How climate change moves mountains
Not only does a changing climate have an impact on weather, oceans and air quality, but new research shows it also has an effect on our planet’s topography.
In a recent study published in the Nature, UBC researcher Michele Koppes and her team compared glaciers in Northern Patagonia and in the Western Antarctic Peninsula. Not only did they examine the rate of glacial erosion, but they also aimed to understand the factors affecting the erosion rate. As these glaciers erode, they carve valleys into mountain ranges and shed sediment into oceans.
“What we said was, 'Okay, let’s go to places where the tectonic conditions are the same, but the climate is different and see how quickly they are eroding today.' This would give us a proxy for the rate of change that the glaciers shaped the mountains in the past,” explained Koppes, an assistant professor in the department of geography.
To study the factors that effect glacial movement, the researchers analyzed sediment that the glaciers deposit into fjords and lakes at their lower boundary and were able to determine the accumulation rate over the past 100 years.
The researchers found that Northern glaciers, in warmer Patagonia, eroded faster than those in the colder south. The glaciers in Patagonia are considered temperate glaciers with an ice temperature of 0°C. At warmer air temperatures, temperate glaciers will melt at their surface and the water will filter to their base, assisting with movement and erosion. On the other end of the spectrum are the polar glaciers on the Antarctic Peninsula that have much less melted water at their base and also ice temperatures below 0°C.

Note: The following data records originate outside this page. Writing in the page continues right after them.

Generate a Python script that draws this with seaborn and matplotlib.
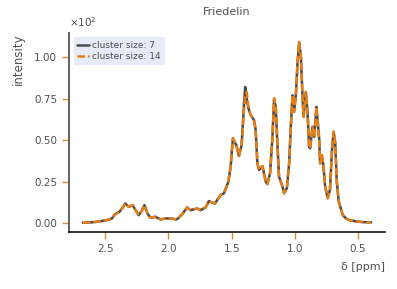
import matplotlib
matplotlib.use("Agg")
import matplotlib.pyplot as plt
import matplotlib.ticker as mticker
import seaborn as sns
import pandas as pd

ppm = [2.677, 2.619, 2.566, 2.487, 2.447, 2.421, 2.387, 2.365, 2.341, 2.315,
       2.283, 2.262, 2.236, 2.214, 2.190, 2.167, 2.143, 2.103, 2.063, 2.024,
       1.984, 1.937, 1.921, 1.891, 1.852, 1.825, 1.772, 1.746, 1.706, 1.680,
       1.659, 1.633, 1.587, 1.561, 1.526, 1.508, 1.490, 1.463, 1.442, 1.421,
       1.402, 1.393, 1.381, 1.367, 1.349, 1.323, 1.310, 1.296, 1.283, 1.256,
       1.230, 1.217, 1.196, 1.177, 1.164, 1.151, 1.137, 1.125, 1.098, 1.085,
       1.063, 1.045, 1.032, 1.018, 1.006, 0.992, 0.979, 0.966, 0.952, 0.939,
       0.931, 0.913, 0.899, 0.887, 0.879, 0.860, 0.847, 0.829, 0.820, 0.807,
       0.800, 0.794, 0.786, 0.775, 0.760, 0.740, 0.722, 0.706, 0.693, 0.680,
       0.669, 0.653, 0.621, 0.595, 0.569, 0.516, 0.460, 0.397]

cluster_7 = [0.2, 0.4, 0.8, 1.8, 2.8, 5.4, 6.8, 9.0, 11.8, 9.8,
             10.8, 8.0, 4.8, 7.0, 10.8, 6.0, 3.2, 3.8, 2.2, 2.8,
             2.8, 2.2, 3.0, 5.4, 9.4, 7.8, 8.8, 7.8, 9.4, 13.3,
             12.5, 11.8, 16.9, 17.9, 24.9, 33.9, 51.0, 47.0, 40.4, 47.0,
             72.0, 82.0, 75.0, 69.0, 65.0, 62.0, 56.0, 36.0, 32.0, 34.3,
             24.9, 23.5, 30.0, 52.0, 75.0, 70.0, 46.0, 28.0, 22.0, 18.0,
             21.0, 36.0, 58.0, 77.0, 67.0, 77.0, 96.0, 109.0, 100.0, 76.0,
             64.0, 79.0, 66.0, 46.0, 45.0, 58.0, 52.0, 70.0, 62.0, 50.0,
             36.0, 38.0, 41.0, 35.0, 22.0, 15.0, 20.0, 44.0, 55.0, 48.0,
             26.0, 13.0, 4.8, 2.8, 1.8, 1.0, 0.6, 0.4]

cluster_14 = [0.2, 0.4, 0.8, 1.8, 2.8, 5.4, 6.8, 9.0, 11.8, 9.8,
              10.8, 8.0, 4.8, 7.0, 10.8, 6.0, 3.2, 3.8, 2.2, 2.8,
              2.8, 2.2, 3.0, 5.4, 9.4, 7.8, 8.8, 7.8, 9.4, 13.3,
              12.5, 11.8, 16.9, 17.9, 24.9, 33.9, 51.0, 47.0, 40.4, 47.0,
              68.0, 76.0, 79.0, 70.0, 65.0, 62.0, 56.0, 36.0, 32.0, 34.3,
              24.9, 23.5, 30.0, 52.0, 75.0, 70.0, 46.0, 28.0, 22.0, 18.0,
              21.0, 36.0, 58.0, 77.0, 67.0, 77.0, 96.0, 109.0, 100.0, 76.0,
              64.0, 79.0, 66.0, 46.0, 45.0, 58.0, 52.0, 70.0, 62.0, 50.0,
              36.0, 38.0, 41.0, 35.0, 22.0, 15.0, 20.0, 44.0, 55.0, 48.0,
              26.0, 13.0, 4.8, 2.8, 1.8, 1.0, 0.6, 0.4]

series_labels = ["cluster size: 7", "cluster size: 14"]
x_ticks = [2.5, 2.0, 1.5, 1.0, 0.5]
y_ticks = [0, 25, 50, 75, 100]

df = pd.concat([
    pd.DataFrame({"ppm": ppm, "intensity": cluster_7, "series": series_labels[0]}),
    pd.DataFrame({"ppm": ppm, "intensity": cluster_14, "series": series_labels[1]}),
])

sns.set_theme(style="ticks")
plt.rcParams["font.family"] = ["DejaVu Sans"]

fig = plt.figure(figsize=(3.97, 2.89), dpi=100)
ax = fig.add_axes([0.174, 0.197, 0.796, 0.689])

gray = "#4a4a4a"
orange = "#e67e14"
txt = "#505050"

sns.lineplot(data=df[df.series == series_labels[0]], x="ppm", y="intensity",
             ax=ax, color=gray, lw=1.8, label=series_labels[0], sort=False)
sns.lineplot(data=df[df.series == series_labels[1]], x="ppm", y="intensity",
             ax=ax, color=orange, lw=1.8, label=series_labels[1], sort=False,
             dashes=False)
ax.lines[1].set_dashes([3.0, 1.2])

ax.set_xlim(2.786, 0.286)
ax.set_ylim(-5.4, 114.5)
ax.set_xticks(x_ticks)
ax.set_yticks(y_ticks)

ax.yaxis.set_major_formatter(mticker.FuncFormatter(lambda v, p: f"{v/100:.2f}"))
ax.text(0.0, 1.02, r"$\times\mathregular{10^{2}}$", transform=ax.transAxes,
        fontsize=7.5, color=txt, ha="left", va="bottom")

ax.xaxis.set_major_formatter(mticker.FormatStrFormatter("%.1f"))

sns.despine(ax=ax)
ax.spines["left"].set_color("#666666")
ax.spines["left"].set_linewidth(1.5)
ax.spines["bottom"].set_color("#111111")
ax.spines["bottom"].set_linewidth(1.2)
ax.tick_params(axis="both", colors="#e08a3a", labelcolor=txt,
               labelsize=7.5, length=5, width=1, direction="out")

ax.set_title("Friedelin", fontsize=8, color=txt, pad=13)
ax.set_ylabel("intensity", fontsize=8.5, color=txt, labelpad=7, loc="top")
ax.set_xlabel("δ [ppm]", fontsize=8, color=txt, loc="right", labelpad=6)

leg = ax.legend(loc="upper left", fontsize=6.5, frameon=True, handlelength=1.3,
                handletextpad=0.3, borderpad=0.4, labelspacing=0.2,
                bbox_to_anchor=(0.0, 1.0))
leg.get_frame().set_facecolor("#e6ebf7")
leg.get_frame().set_edgecolor("#e6ebf7")
leg.get_frame().set_alpha(1.0)
for t in leg.get_texts():
    t.set_color(txt)

fig.savefig("out.png", dpi=100)
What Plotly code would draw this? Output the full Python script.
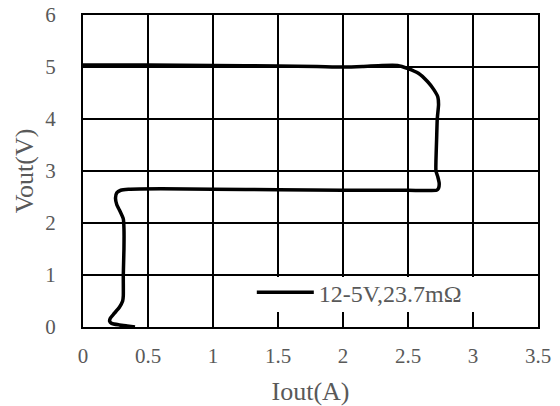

“As temperatures get above 0°C and the snow and ice on the surface of the glacier melts, that water percolates through [temperate glaciers] and comes out the bottom and does some work to erode the bed and help the glacier to move … Temperate glaciers will melt faster and move faster.”
Although the Northern glaciers in Patagonia are wearing away quicker, we’re starting to see more erosion to the South too.

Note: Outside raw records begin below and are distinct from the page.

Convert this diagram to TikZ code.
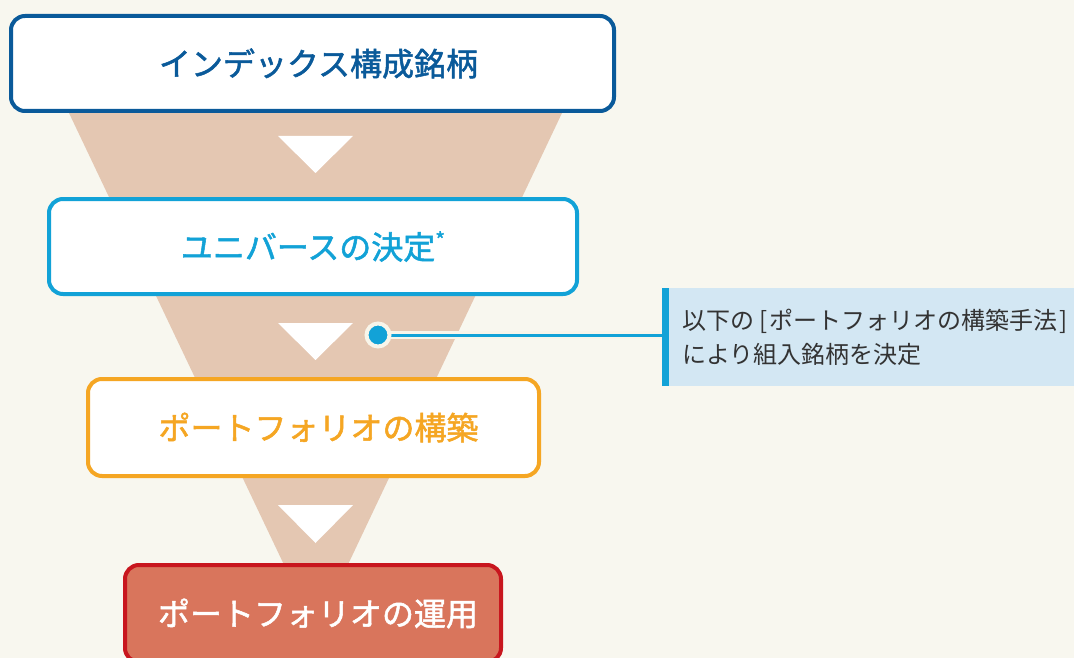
\documentclass[tikz,border=0pt]{standalone}
\usepackage{fontspec}
\newfontfamily\jp{Noto Sans CJK JP}
\newfontfamily\jpm{Noto Sans CJK JP}[FakeBold=1.6]
\definecolor{bgc}{HTML}{F8F7EF}
\definecolor{funnelc}{HTML}{E4C7B2}
\definecolor{blueA}{HTML}{0A5A9A}
\definecolor{blueB}{HTML}{12A2D7}
\definecolor{orangeC}{HTML}{F5A623}
\definecolor{redD}{HTML}{C8161E}
\definecolor{redfill}{HTML}{D9755C}
\definecolor{notefill}{HTML}{D3E7F3}
\definecolor{notetext}{HTML}{333333}
\definecolor{cream}{HTML}{F8F5EA}
\begin{document}
\begin{tikzpicture}[x=1pt,y=-1pt,
  stagebox/.style={rectangle, rounded corners=14pt, line width=4pt, fill=white, inner sep=0pt,
    font=\jpm\fontsize{32}{32}\selectfont},
  downtri/.style={fill=white},
  notebox/.style={rectangle, fill=notefill, inner xsep=20pt, inner ysep=0pt, align=left,
    text=notetext, font=\jp\fontsize{24}{34}\selectfont}
]
\fill[bgc] (0,0) rectangle (1074,658);
\useasboundingbox (0,0) rectangle (1074,658);
\clip (0,0) rectangle (1074,658);
% funnel
\fill[funnelc] (69,113) -- (562,113) -- (316,632) -- cycle;
% down triangles
\fill[downtri] (278,136) -- (353,136) -- (315.5,173) -- cycle;
\fill[downtri] (278,323) -- (353,323) -- (315.5,360) -- cycle;
\fill[downtri] (278,505) -- (353,505) -- (315.5,543) -- cycle;
% stage boxes
\node[stagebox, draw=blueA, text=blueA, minimum width=603pt, minimum height=95pt] (s1) at (312.5,63.5) {\hspace*{12pt}インデックス構成銘柄};
\node[stagebox, draw=blueB, text=blueB, minimum width=528pt, minimum height=95pt] (s2) at (313,246.5) {ユニバースの決定\raisebox{0.35em}{\fontsize{21}{21}\selectfont *}};
\node[stagebox, draw=orangeC, text=orangeC, minimum width=451pt, minimum height=97pt] (s3) at (313.5,427.5) {\hspace*{10pt}ポートフォリオの構築};
\node[stagebox, draw=redD, fill=redfill, text=white, minimum width=376pt, minimum height=97pt] (s4) at (313,613.5) {\hspace*{10pt}ポートフォリオの運用};
% callout
\node[notebox, text width=388pt, minimum height=98pt, anchor=west] (note) at (662,337)
  {以下の\hspace{5pt}[\hspace{2pt}ポートフォリオの構築手法\hspace{2pt}]\\により組入銘柄を決定};
\fill[blueB] (note.north west) rectangle ([xshift=7pt]note.south west);
\coordinate (dotc) at (378,335);
\draw[cream, line width=8pt] (dotc) -- (dotc -| note.west);
\draw[blueB, line width=3pt] (dotc) -- (dotc -| note.west);
\node[circle, fill=blueB, draw=cream, line width=4pt, minimum size=23pt, inner sep=0pt] (dot) at (dotc) {};
\end{tikzpicture}
\end{document}
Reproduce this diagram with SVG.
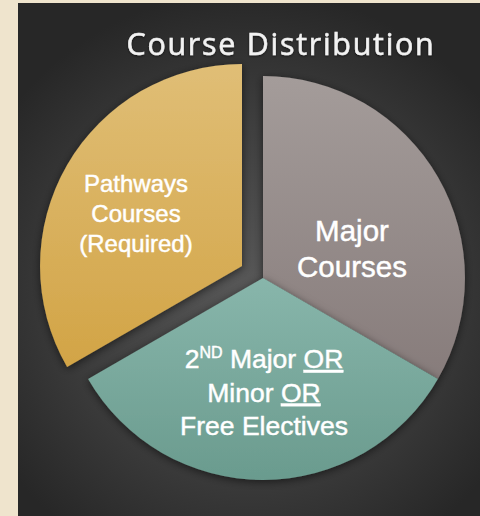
<svg xmlns="http://www.w3.org/2000/svg" width="480" height="516" viewBox="0 0 480 516">
  <defs>
    <radialGradient id="bg" cx="250" cy="290" r="300" gradientUnits="userSpaceOnUse">
      <stop offset="0" stop-color="#585858"/>
      <stop offset="0.6" stop-color="#3c3c3c"/>
      <stop offset="1" stop-color="#272727"/>
    </radialGradient>
    <linearGradient id="gYellow" x1="0" y1="0" x2="0" y2="1">
      <stop offset="0" stop-color="#e0be76"/>
      <stop offset="1" stop-color="#d2a446"/>
    </linearGradient>
    <linearGradient id="gGray" x1="0" y1="0" x2="0" y2="1">
      <stop offset="0" stop-color="#a49c9a"/>
      <stop offset="1" stop-color="#877c7b"/>
    </linearGradient>
    <linearGradient id="gTeal" x1="0" y1="0" x2="0" y2="1">
      <stop offset="0" stop-color="#88b6ab"/>
      <stop offset="1" stop-color="#6a9b8e"/>
    </linearGradient>
    <filter id="shadow" x="-20%" y="-20%" width="140%" height="140%">
      <feDropShadow dx="0" dy="2" stdDeviation="4" flood-color="#000" flood-opacity="0.55"/>
    </filter>
    <filter id="tshadow" x="-10%" y="-30%" width="120%" height="160%">
      <feDropShadow dx="0" dy="1" stdDeviation="1.2" flood-color="#000" flood-opacity="0.6"/>
    </filter>
  </defs>
  <style>
    .lbl { font-family: "Liberation Sans", Arial, sans-serif; fill: #ffffff; stroke: #ffffff; stroke-width: 0.45px; text-anchor: middle; }
    .title { font-family: "Open Sans", "Noto Sans", sans-serif; fill: #f2f2f2; stroke: #f2f2f2; stroke-width: 0.5px; text-anchor: middle; font-size: 30.5px; letter-spacing: 1.7px; }
  </style>
  <rect x="0" y="0" width="480" height="516" fill="#efe4cd"/>
  <rect x="18" y="3" width="462" height="513" fill="url(#bg)"/>

  <g id="title">
    <text class="title" x="281" y="55" filter="url(#tshadow)">Course Distribution</text>
  </g>

  <g id="pathways">
    <path d="M242,266 L242,64 A202,202 0 0 0 67.1,367 Z" fill="url(#gYellow)" filter="url(#shadow)"/>
    <text class="lbl" font-size="24" x="136" y="192">Pathways</text>
    <text class="lbl" font-size="24" x="136" y="222">Courses</text>
    <text class="lbl" font-size="24" x="136" y="252">(Required)</text>
  </g>

  <g id="major">
    <path d="M263,278 L263,76 A202,202 0 0 1 437.9,379 Z" fill="url(#gGray)" filter="url(#shadow)"/>
    <text class="lbl" font-size="29.5" x="352" y="241">Major</text>
    <text class="lbl" font-size="29.5" x="352" y="277">Courses</text>
  </g>

  <g id="electives">
    <path d="M263,278 L437.9,379 A202,202 0 0 1 88.1,379 Z" fill="url(#gTeal)" filter="url(#shadow)"/>
    <text class="lbl" font-size="26.5" x="264" y="368">2<tspan font-size="16" dy="-10">ND</tspan><tspan dy="10"> Major </tspan><tspan text-decoration="underline">OR</tspan></text>
    <text class="lbl" font-size="26.5" x="264" y="401.5">Minor <tspan text-decoration="underline">OR</tspan></text>
    <text class="lbl" font-size="26.5" x="264" y="435">Free Electives</text>
  </g>

  <g id="connectors"/>
</svg>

“[Antarctic Peninsula glaciers] will be eroding faster and they’ll be flowing faster too. We’ve already seen, over the past decade, that some of these glaciers are starting to retreat and they’re starting to speed up, but we can expect a lot more of that.”
Climate change and associated glacial erosion puts polar regions at risk. An increase in sediment flowing from glaciers into surrounding lakes and oceans can have harmful effects on the environment.
“There is a 1,000 fold increase in the amount of sediment that’s coming out of the glaciers when air temperature is close to 0°C. In the Canadian Arctic and in the Antarctic, we’re now seeing some of the most rapid warming in the word. Glaciers are cold today, but they’re getting close to that tipping point. When that happens, that’s going to change the regime of the oceans around them … and that’s going to change the aquatic habitat.”
The research also settles a scientific debate about when glaciers have their biggest impact on shaping landscape. Previously, it was suggested that glaciers were most erosive at peak ice coverage, but the research shows that it is, in fact, at the ends of glaciation cycles when glaciers shape the environment the most.